Both patties contain a significant amount of saturated fat, thanks to coconut oil. Beyond contains 5 grams of saturated fat, or 25% of the average daily value. Impossible contains a whopping 40%.
Beyond gives you 20% of your daily iron and 8% of calcium. Impossible has built more nutrients into its burgers, including 15% of the daily value for calcium, 30% of riboflavin, 130% of B12, 25% of B6, 50% of zinc, 30% of folate and, for some reason, an incredible 2350% of thiamin.
According to a study by Consumer Lab, “Overall, the Impossible Burger provides as much or more of nearly every vitamin and mineral found in appreciable amounts in a beef burger, aside from choline and selenium.” The nutritional differences between the burgers suggest that Impossible may be going more for the vegan crowd, with members who are notoriously low on B vitamins, while Beyond is more focused on attracting the carnivorous market share.
The future of plant-based burgers
Based on past performance, environmental crises and the heightened awareness of consumers, the plant-based meat sector will likely keep increasing.
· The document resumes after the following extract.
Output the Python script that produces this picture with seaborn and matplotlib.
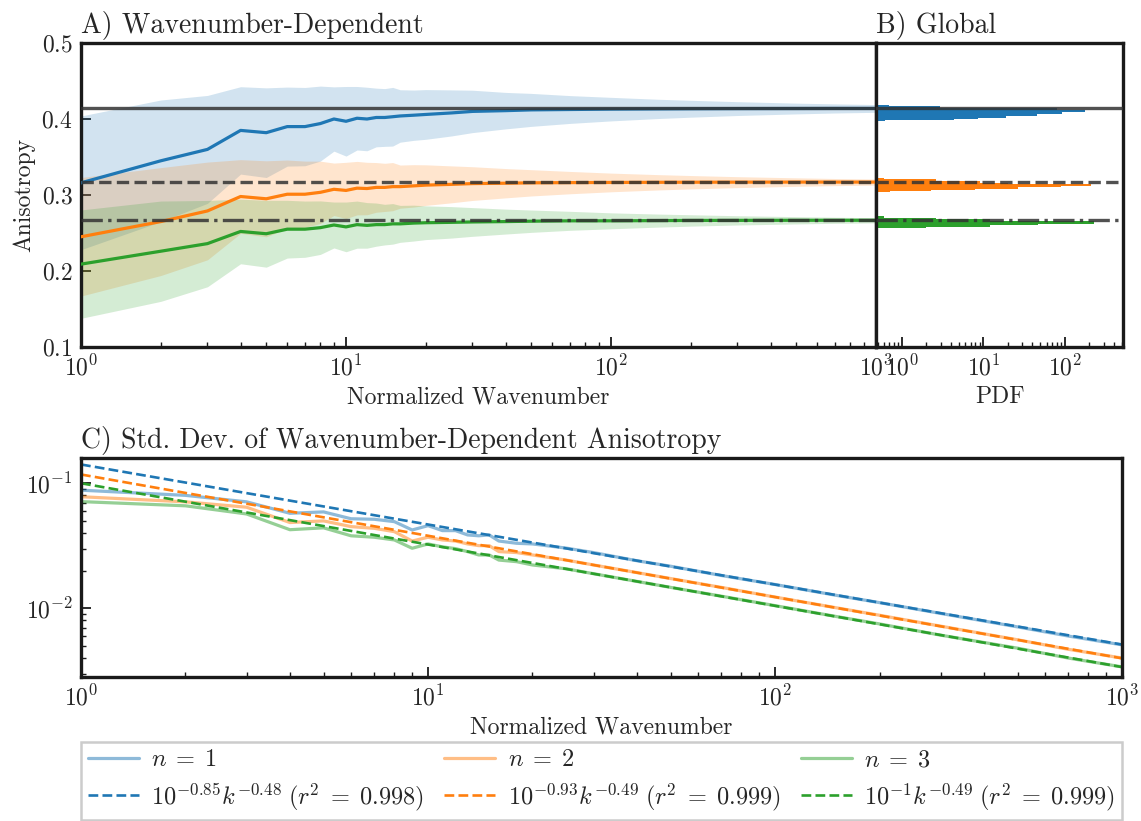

In 2018, plant-based meat reaped $811 million in sales, then $962 million in 2019 before rocketing to $1.4 billion last year.
According to the Good Food Institute, plant-based buyers skew younger, well-educated and from higher income brackets. Parents and people of color are especially apt to buy plant-based foods. “While all people of color over-indexed for plant-based purchasing, Asian consumers in particular had high interaction,” the institute concluded. “A younger consumer base is a positive sign for the continued success of the plant-based food industry.”
Many faux products are still more expensive than the real thing. But as demand increases and production of plant-based meats scale up, the price should drop, and all income brackets should have better access to plant-based products. The more mainstream plant-based products become, the better for the planet. As Impossible points out on its label, every time a consumer eats an Impossible Burger, they’re using 87% less water, 89% less emissions and 96% less land than it would take to produce a cow burger. And 100% less slaughter.